**Exercise objective:** Copy out the listing in full, exactly as written, but not its pictures.

**Material:**
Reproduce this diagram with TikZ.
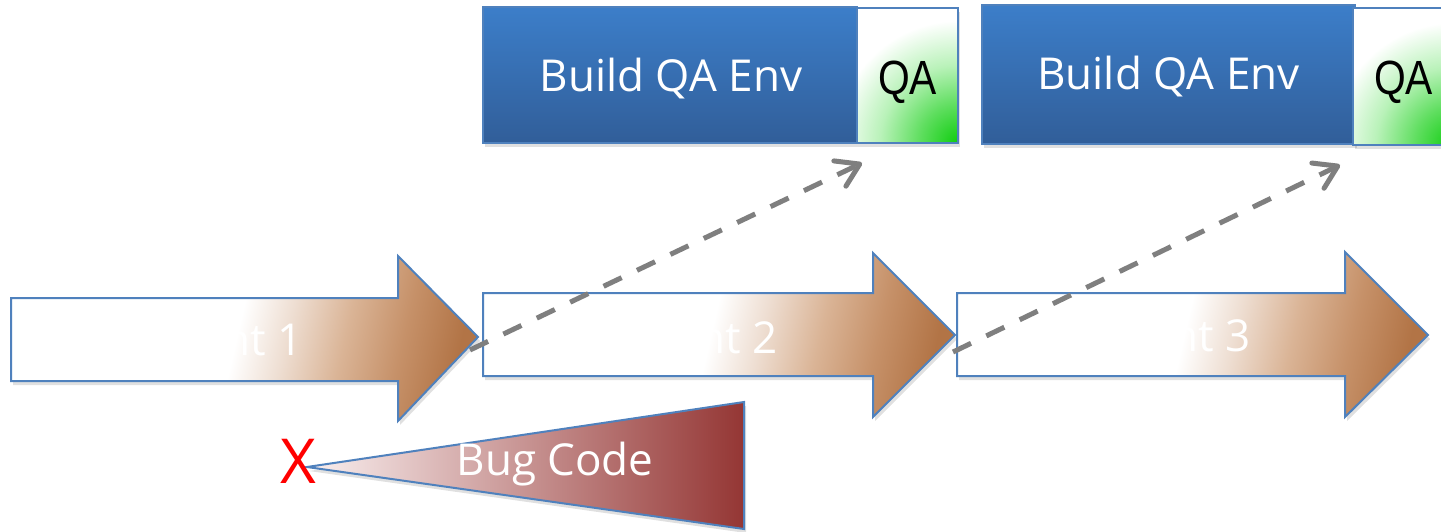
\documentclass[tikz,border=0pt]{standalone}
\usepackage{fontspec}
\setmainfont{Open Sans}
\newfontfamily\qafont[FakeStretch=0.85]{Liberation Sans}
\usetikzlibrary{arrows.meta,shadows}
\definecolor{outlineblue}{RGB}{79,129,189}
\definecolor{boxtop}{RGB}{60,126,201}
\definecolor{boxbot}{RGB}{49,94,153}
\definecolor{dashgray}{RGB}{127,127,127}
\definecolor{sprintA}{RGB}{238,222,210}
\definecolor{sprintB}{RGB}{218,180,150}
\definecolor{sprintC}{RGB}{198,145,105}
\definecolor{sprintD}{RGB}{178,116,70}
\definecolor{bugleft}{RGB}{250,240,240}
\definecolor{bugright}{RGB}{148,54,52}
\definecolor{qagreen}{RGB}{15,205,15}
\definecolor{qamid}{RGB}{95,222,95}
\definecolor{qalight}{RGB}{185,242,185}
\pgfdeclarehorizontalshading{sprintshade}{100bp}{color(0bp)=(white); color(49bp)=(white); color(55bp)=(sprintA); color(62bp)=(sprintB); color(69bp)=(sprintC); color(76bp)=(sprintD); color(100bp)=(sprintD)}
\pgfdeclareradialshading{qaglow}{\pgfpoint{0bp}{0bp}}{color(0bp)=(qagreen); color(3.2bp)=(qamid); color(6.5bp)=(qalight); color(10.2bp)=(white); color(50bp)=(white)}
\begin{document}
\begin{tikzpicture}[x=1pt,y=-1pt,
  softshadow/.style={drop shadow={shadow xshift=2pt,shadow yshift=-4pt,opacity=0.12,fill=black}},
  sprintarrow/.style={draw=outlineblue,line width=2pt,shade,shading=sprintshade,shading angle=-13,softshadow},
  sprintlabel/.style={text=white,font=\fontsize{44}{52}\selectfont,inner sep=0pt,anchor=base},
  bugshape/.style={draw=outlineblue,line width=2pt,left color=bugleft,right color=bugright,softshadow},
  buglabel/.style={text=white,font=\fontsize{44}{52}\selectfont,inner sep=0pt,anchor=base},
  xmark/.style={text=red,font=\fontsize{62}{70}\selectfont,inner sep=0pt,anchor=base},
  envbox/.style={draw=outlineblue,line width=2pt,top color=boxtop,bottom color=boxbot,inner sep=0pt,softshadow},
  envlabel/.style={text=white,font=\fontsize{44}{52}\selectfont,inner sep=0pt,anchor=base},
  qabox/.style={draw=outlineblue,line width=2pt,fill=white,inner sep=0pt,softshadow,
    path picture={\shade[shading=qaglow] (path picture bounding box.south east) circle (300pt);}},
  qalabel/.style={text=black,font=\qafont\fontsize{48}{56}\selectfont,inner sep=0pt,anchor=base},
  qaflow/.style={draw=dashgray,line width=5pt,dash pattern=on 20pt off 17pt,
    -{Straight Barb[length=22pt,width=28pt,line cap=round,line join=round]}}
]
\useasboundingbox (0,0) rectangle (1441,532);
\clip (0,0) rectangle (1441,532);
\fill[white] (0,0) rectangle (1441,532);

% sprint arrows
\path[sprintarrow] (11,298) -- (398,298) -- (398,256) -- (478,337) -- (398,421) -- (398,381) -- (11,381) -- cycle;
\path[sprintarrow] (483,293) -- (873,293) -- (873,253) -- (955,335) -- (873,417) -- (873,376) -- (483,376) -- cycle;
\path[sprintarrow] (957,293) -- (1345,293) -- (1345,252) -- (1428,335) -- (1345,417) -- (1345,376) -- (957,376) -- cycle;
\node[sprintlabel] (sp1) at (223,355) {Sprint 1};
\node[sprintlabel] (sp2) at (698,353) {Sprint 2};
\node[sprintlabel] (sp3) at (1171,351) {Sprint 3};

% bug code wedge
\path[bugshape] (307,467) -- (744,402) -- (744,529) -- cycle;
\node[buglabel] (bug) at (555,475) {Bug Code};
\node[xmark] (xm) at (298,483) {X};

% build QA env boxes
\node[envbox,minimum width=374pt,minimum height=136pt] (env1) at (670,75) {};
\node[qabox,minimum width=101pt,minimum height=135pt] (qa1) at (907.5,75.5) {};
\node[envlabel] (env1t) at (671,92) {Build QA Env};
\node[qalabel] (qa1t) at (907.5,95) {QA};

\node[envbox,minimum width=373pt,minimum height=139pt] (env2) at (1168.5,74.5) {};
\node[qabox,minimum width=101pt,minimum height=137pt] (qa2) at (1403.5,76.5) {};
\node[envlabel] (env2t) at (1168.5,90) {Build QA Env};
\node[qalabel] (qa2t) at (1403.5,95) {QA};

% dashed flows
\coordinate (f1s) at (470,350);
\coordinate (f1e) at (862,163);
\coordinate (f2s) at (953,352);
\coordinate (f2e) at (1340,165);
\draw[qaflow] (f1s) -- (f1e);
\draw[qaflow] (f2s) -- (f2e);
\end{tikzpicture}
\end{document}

**Exercise output:**
Reproduce this diagram with TikZ.
\documentclass[tikz,border=0pt]{standalone}
\usepackage{fontspec}
\setmainfont{Open Sans}
\newfontfamily\qafont[FakeStretch=0.85]{Liberation Sans}
\usetikzlibrary{arrows.meta,shadows}
\definecolor{outlineblue}{RGB}{79,129,189}
\definecolor{boxtop}{RGB}{60,126,201}
\definecolor{boxbot}{RGB}{49,94,153}
\definecolor{dashgray}{RGB}{127,127,127}
\definecolor{sprintA}{RGB}{238,222,210}
\definecolor{sprintB}{RGB}{218,180,150}
\definecolor{sprintC}{RGB}{198,145,105}
\definecolor{sprintD}{RGB}{178,116,70}
\definecolor{bugleft}{RGB}{250,240,240}
\definecolor{bugright}{RGB}{148,54,52}
\definecolor{qagreen}{RGB}{15,205,15}
\definecolor{qamid}{RGB}{95,222,95}
\definecolor{qalight}{RGB}{185,242,185}
\pgfdeclarehorizontalshading{sprintshade}{100bp}{color(0bp)=(white); color(49bp)=(white); color(55bp)=(sprintA); color(62bp)=(sprintB); color(69bp)=(sprintC); color(76bp)=(sprintD); color(100bp)=(sprintD)}
\pgfdeclareradialshading{qaglow}{\pgfpoint{0bp}{0bp}}{color(0bp)=(qagreen); color(3.2bp)=(qamid); color(6.5bp)=(qalight); color(10.2bp)=(white); color(50bp)=(white)}
\begin{document}
\begin{tikzpicture}[x=1pt,y=-1pt,
  softshadow/.style={drop shadow={shadow xshift=2pt,shadow yshift=-4pt,opacity=0.12,fill=black}},
  sprintarrow/.style={draw=outlineblue,line width=2pt,shade,shading=sprintshade,shading angle=-13,softshadow},
  sprintlabel/.style={text=white,font=\fontsize{44}{52}\selectfont,inner sep=0pt,anchor=base},
  bugshape/.style={draw=outlineblue,line width=2pt,left color=bugleft,right color=bugright,softshadow},
  buglabel/.style={text=white,font=\fontsize{44}{52}\selectfont,inner sep=0pt,anchor=base},
  xmark/.style={text=red,font=\fontsize{62}{70}\selectfont,inner sep=0pt,anchor=base},
  envbox/.style={draw=outlineblue,line width=2pt,top color=boxtop,bottom color=boxbot,inner sep=0pt,softshadow},
  envlabel/.style={text=white,font=\fontsize{44}{52}\selectfont,inner sep=0pt,anchor=base},
  qabox/.style={draw=outlineblue,line width=2pt,fill=white,inner sep=0pt,softshadow,
    path picture={\shade[shading=qaglow] (path picture bounding box.south east) circle (300pt);}},
  qalabel/.style={text=black,font=\qafont\fontsize{48}{56}\selectfont,inner sep=0pt,anchor=base},
  qaflow/.style={draw=dashgray,line width=5pt,dash pattern=on 20pt off 17pt,
    -{Straight Barb[length=22pt,width=28pt,line cap=round,line join=round]}}
]
\useasboundingbox (0,0) rectangle (1441,532);
\clip (0,0) rectangle (1441,532);
\fill[white] (0,0) rectangle (1441,532);

% sprint arrows
\path[sprintarrow] (11,298) -- (398,298) -- (398,256) -- (478,337) -- (398,421) -- (398,381) -- (11,381) -- cycle;
\path[sprintarrow] (483,293) -- (873,293) -- (873,253) -- (955,335) -- (873,417) -- (873,376) -- (483,376) -- cycle;
\path[sprintarrow] (957,293) -- (1345,293) -- (1345,252) -- (1428,335) -- (1345,417) -- (1345,376) -- (957,376) -- cycle;
\node[sprintlabel] (sp1) at (223,355) {Sprint 1};
\node[sprintlabel] (sp2) at (698,353) {Sprint 2};
\node[sprintlabel] (sp3) at (1171,351) {Sprint 3};

% bug code wedge
\path[bugshape] (307,467) -- (744,402) -- (744,529) -- cycle;
\node[buglabel] (bug) at (555,475) {Bug Code};
\node[xmark] (xm) at (298,483) {X};

% build QA env boxes
\node[envbox,minimum width=374pt,minimum height=136pt] (env1) at (670,75) {};
\node[qabox,minimum width=101pt,minimum height=135pt] (qa1) at (907.5,75.5) {};
\node[envlabel] (env1t) at (671,92) {Build QA Env};
\node[qalabel] (qa1t) at (907.5,95) {QA};

\node[envbox,minimum width=373pt,minimum height=139pt] (env2) at (1168.5,74.5) {};
\node[qabox,minimum width=101pt,minimum height=137pt] (qa2) at (1403.5,76.5) {};
\node[envlabel] (env2t) at (1168.5,90) {Build QA Env};
\node[qalabel] (qa2t) at (1403.5,95) {QA};

% dashed flows
\coordinate (f1s) at (470,350);
\coordinate (f1e) at (862,163);
\coordinate (f2s) at (953,352);
\coordinate (f2e) at (1340,165);
\draw[qaflow] (f1s) -- (f1e);
\draw[qaflow] (f2s) -- (f2e);
\end{tikzpicture}
\end{document}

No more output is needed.